Islamist, aber kein Terrorist "Hörensagen" im Fall Kurnaz
22.02.2007, 08:45 UhrDie Opposition sieht die frühere Bundesregierung auch nach weiteren Zeugenbefragungen im BND-Untersuchungsausschuss im Fall Kurnaz keineswegs entlastet. Verfassungsschützer hatten in der Sitzung am Donnerstag betont, der in Bremen geborene Türke sei von ihnen im Jahr 2002 als Sicherheitsrisiko und potenzieller Terrorist eingestuft worden. Sie verteidigten damit die Entscheidung der rot-grünen Regierung vom Oktober 2002, den in Bremen geborenen Türken im Falle seiner Freilassung aus dem US-Gefängnis Guantanamo nicht nach Deutschland einreisen zu lassen.
Grünen-Obmann Hans-Christian Ströbele sagte, die Gefahreneinschätzung habe nicht auf harten Fakten beruht. Vielmehr sei die Einschätzung des Bremer Landesamts für Verfassungsschutzes von Gerede aus der Bremer Moschee gespeist worden. Die Informationen seien "wenig plausibel und bis heute zweifelhaft". Der FDP-Politiker Max Stadler sprach von vagen Verdachtsgrundlagen und "Zeugenaussagen vom Hörensagen". Es wäre die Pflicht des Rechtsstaates gewesen, diese vagen Momente erhärtet zu bekommen, was aber nicht geschehen sei.
Stadler sagte unter Bezug auf die Aussage von Verfassungsschutzpräsident Heinz Fromm, in der Tat habe es 2002 kein offizielles Angebot der USA zur Freilassung von Kurnaz gegeben. "Diese Frage ist vom Tisch." Allerdings habe mit der baldigen Freilassung gerechnet werden müssen, wofür die Präsidentenrunde im Kanzleramt unter Beteiligung des damaligen Kanzleramtschefs Frank-Walter Steinmeier die Rückkehr nach Deutschland ausgeschlossen habe. Die Links-Politikerin Petra Pau warf der damaligen Regierung vor, damit die Freilassung verhindert zu haben.
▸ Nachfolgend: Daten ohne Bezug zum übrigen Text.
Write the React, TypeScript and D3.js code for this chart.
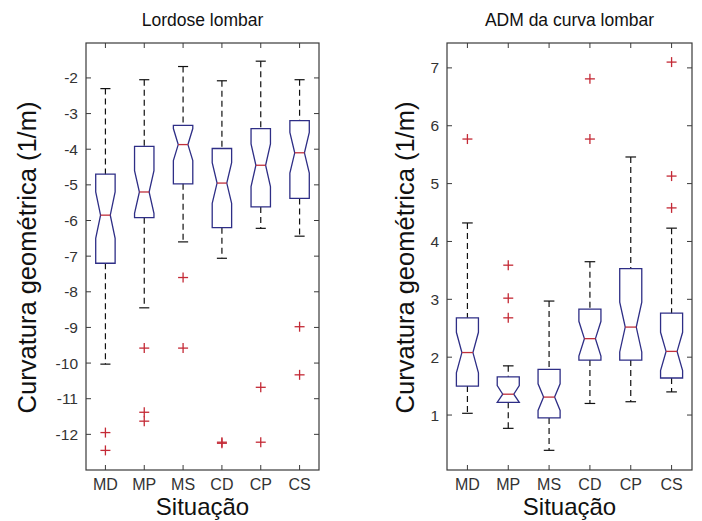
import React from "react";
import * as d3 from "d3";

const categories = ["MD", "MP", "MS", "CD", "CP", "CS"];

// Lordose lombar
const lordWhiskerHigh = [-2.3, -2.05, -1.68, -2.08, -1.53, -2.05];
const lordQ3 = [-4.7, -3.92, -3.33, -3.98, -3.42, -3.2];
const lordMedian = [-5.85, -5.2, -3.87, -4.95, -4.45, -4.1];
const lordQ1 = [-7.2, -5.92, -4.97, -6.2, -5.62, -5.38];
const lordWhiskerLow = [-10.03, -8.45, -6.6, -7.06, -6.22, -6.44];
const lordNotch = [0.65, 0.6, 0.45, 0.57, 0.6, 0.57];
const lordOutliers = [
  [-11.95, -12.45],
  [-9.58, -11.38, -11.63],
  [-7.6, -9.58],
  [-12.22, -12.25],
  [-10.68, -12.22],
  [-8.98, -10.33],
];
const lordTicks = [-2, -3, -4, -5, -6, -7, -8, -9, -10, -11, -12];

// ADM da curva lombar
const admWhiskerHigh = [4.32, 1.85, 2.97, 3.65, 5.46, 4.23];
const admQ3 = [2.68, 1.66, 1.79, 2.83, 3.53, 2.76];
const admMedian = [2.08, 1.36, 1.31, 2.32, 2.52, 2.1];
const admQ1 = [1.5, 1.22, 0.95, 1.95, 1.95, 1.64];
const admWhiskerLow = [1.03, 0.77, 0.39, 1.2, 1.23, 1.4];
const admNotch = [0.35, 0.15, 0.23, 0.3, 0.43, 0.33];
const admOutliers = [[5.77], [3.59, 3.02, 2.68], [], [6.81, 5.77], [], [7.1, 5.13, 4.58]];
const admTicks = [1, 2, 3, 4, 5, 6, 7];

const FONT = "'Liberation Sans', Arial, Helvetica, sans-serif";
const BOX = "#2e2e86";
const MED = "#c0303c";
const OUT = "#c42a36";
const FRAME = "#3a3a3a";

type PanelProps = {
  title: string;
  x0: number;
  x1: number;
  y0: number;
  y1: number;
  domain: [number, number];
  ticks: number[];
  whiskerHigh: number[];
  q3: number[];
  median: number[];
  q1: number[];
  whiskerLow: number[];
  notch: number[];
  outliers: number[][];
  labelX: number;
  boxFrac: number;
};

function Panel(p: PanelProps) {
  const x = d3.scaleLinear().domain([0.5, categories.length + 0.5]).range([p.x0, p.x1]);
  const y = d3.scaleLinear().domain(p.domain).range([p.y1, p.y0]);
  const step = x(2) - x(1);
  const bw = step * p.boxFrac;
  const capW = step * 0.26;
  const tl = 5;

  return (
    <g>
      <text
        x={(p.x0 + p.x1) / 2}
        y={26}
        textAnchor="middle"
        fontSize={17.5}
        fontFamily={FONT}
        fill="#111"
      >
        {p.title}
      </text>
      <rect x={p.x0} y={p.y0} width={p.x1 - p.x0} height={p.y1 - p.y0} fill="none" stroke={FRAME} strokeWidth={1.2} />
      {p.ticks.map((t) => (
        <g key={"yt" + t}>
          <line x1={p.x0} x2={p.x0 + tl} y1={y(t)} y2={y(t)} stroke={FRAME} />
          <line x1={p.x1} x2={p.x1 - tl} y1={y(t)} y2={y(t)} stroke={FRAME} />
          <text
            x={p.x0 - 8}
            y={y(t)}
            textAnchor="end"
            dominantBaseline="central"
            fontSize={15.5}
            fontFamily={FONT}
            fill="#333"
          >
            {t}
          </text>
        </g>
      ))}
      {categories.map((c, i) => (
        <g key={"xt" + c}>
          <line x1={x(i + 1)} x2={x(i + 1)} y1={p.y1} y2={p.y1 - tl} stroke={FRAME} />
          <line x1={x(i + 1)} x2={x(i + 1)} y1={p.y0} y2={p.y0 + tl} stroke={FRAME} />
          <text
            x={x(i + 1)}
            y={490}
            textAnchor="middle"
            fontSize={16}
            fontFamily={FONT}
            fill="#333"
          >
            {c}
          </text>
        </g>
      ))}
      {categories.map((c, i) => {
        const cx = x(i + 1);
        const l = cx - bw / 2;
        const r = cx + bw / 2;
        const inset = bw / 4;
        const nHi = Math.min(p.median[i] + p.notch[i], p.q3[i]);
        const nLo = Math.max(p.median[i] - p.notch[i], p.q1[i]);
        const pts: [number, number][] = [
          [l, y(p.q3[i])],
          [l, y(nHi)],
          [l + inset, y(p.median[i])],
          [l, y(nLo)],
          [l, y(p.q1[i])],
          [r, y(p.q1[i])],
          [r, y(nLo)],
          [r - inset, y(p.median[i])],
          [r, y(nHi)],
          [r, y(p.q3[i])],
        ];
        const path = d3.line()(pts) + "Z";
        return (
          <g key={"box" + c}>
            <line x1={cx} x2={cx} y1={y(p.whiskerHigh[i])} y2={y(p.q3[i])} stroke="#111" strokeWidth={1.2} strokeDasharray="6,4" />
            <line x1={cx} x2={cx} y1={y(p.q1[i])} y2={y(p.whiskerLow[i])} stroke="#111" strokeWidth={1.2} strokeDasharray="6,4" />
            <line x1={cx - capW / 2} x2={cx + capW / 2} y1={y(p.whiskerHigh[i])} y2={y(p.whiskerHigh[i])} stroke="#111" strokeWidth={1.2} />
            <line x1={cx - capW / 2} x2={cx + capW / 2} y1={y(p.whiskerLow[i])} y2={y(p.whiskerLow[i])} stroke="#111" strokeWidth={1.2} />
            <path d={path} fill="none" stroke={BOX} strokeWidth={1.3} />
            <line x1={l + inset} x2={r - inset} y1={y(p.median[i])} y2={y(p.median[i])} stroke={MED} strokeWidth={1.3} />
            {p.outliers[i].map((v, k) => (
              <g key={"o" + k}>
                <line x1={cx - 5} x2={cx + 5} y1={y(v)} y2={y(v)} stroke={OUT} strokeWidth={1.3} />
                <line x1={cx} x2={cx} y1={y(v) - 5} y2={y(v) + 5} stroke={OUT} strokeWidth={1.3} />
              </g>
            ))}
          </g>
        );
      })}
      <text
        x={(p.x0 + p.x1) / 2}
        y={515}
        textAnchor="middle"
        fontSize={24}
        fontFamily={FONT}
        fill="#111"
      >
        Situação
      </text>
      <text
        transform={`translate(${p.labelX},${(p.y0 + p.y1) / 2 + 1}) rotate(-90)`}
        textAnchor="middle"
        dominantBaseline="central"
        fontSize={25.5}
        fontFamily={FONT}
        fill="#111"
      >
        Curvatura geométrica (1/m)
      </text>
    </g>
  );
}

export default function App() {
  return (
    <svg
      width={702}
      height={521}
      style={{ position: "absolute", left: 0, top: 0, background: "#fff" }}
    >
      <rect width={702} height={521} fill="#fff" />
      <Panel
        title="Lordose lombar"
        x0={86}
        x1={319}
        y0={43}
        y1={470}
        domain={[-13.0, -1.02]}
        ticks={lordTicks}
        whiskerHigh={lordWhiskerHigh}
        q3={lordQ3}
        median={lordMedian}
        q1={lordQ1}
        whiskerLow={lordWhiskerLow}
        notch={lordNotch}
        outliers={lordOutliers}
        labelX={27}
        boxFrac={0.5}
      />
      <Panel
        title="ADM da curva lombar"
        x0={447}
        x1={692}
        y0={43}
        y1={470}
        domain={[0.05, 7.43]}
        ticks={admTicks}
        whiskerHigh={admWhiskerHigh}
        q3={admQ3}
        median={admMedian}
        q1={admQ1}
        whiskerLow={admWhiskerLow}
        notch={admNotch}
        outliers={admOutliers}
        labelX={405}
        boxFrac={0.54}
      />
    </svg>
  );
}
SPD-Obmann Thomas Oppermann bescheinigte der früheren Regierung, richtig gehandelt zu haben. Kurnaz sei aufgrund mehrerer Quellen als "potenziell gefährlicher Islamist" eingestuft worden. Die CDU-Politikerin Kristina Köhler vertrat die Ansicht, die Einschätzungen der Behörden hätten Hand und Fuß. Für CDU/CSU stelle sich dennoch die Frage, ob der Rechtsstaat richtig gehandelt habe.
Kurnaz war nach den Anschlägen vom 11. September 2001 nach Pakistan gereist und festgenommen worden. Er kam erst im August 2006 aus US-Haft frei. Der Ausschuss soll klären, ob die damalige Bundesregierung ihm zu Recht die Einreise verwehren wollte. Außenminister Steinmeier wird als früherem Kanzleramtschef vorgeworfen, die Entlassung hintertrieben zu haben.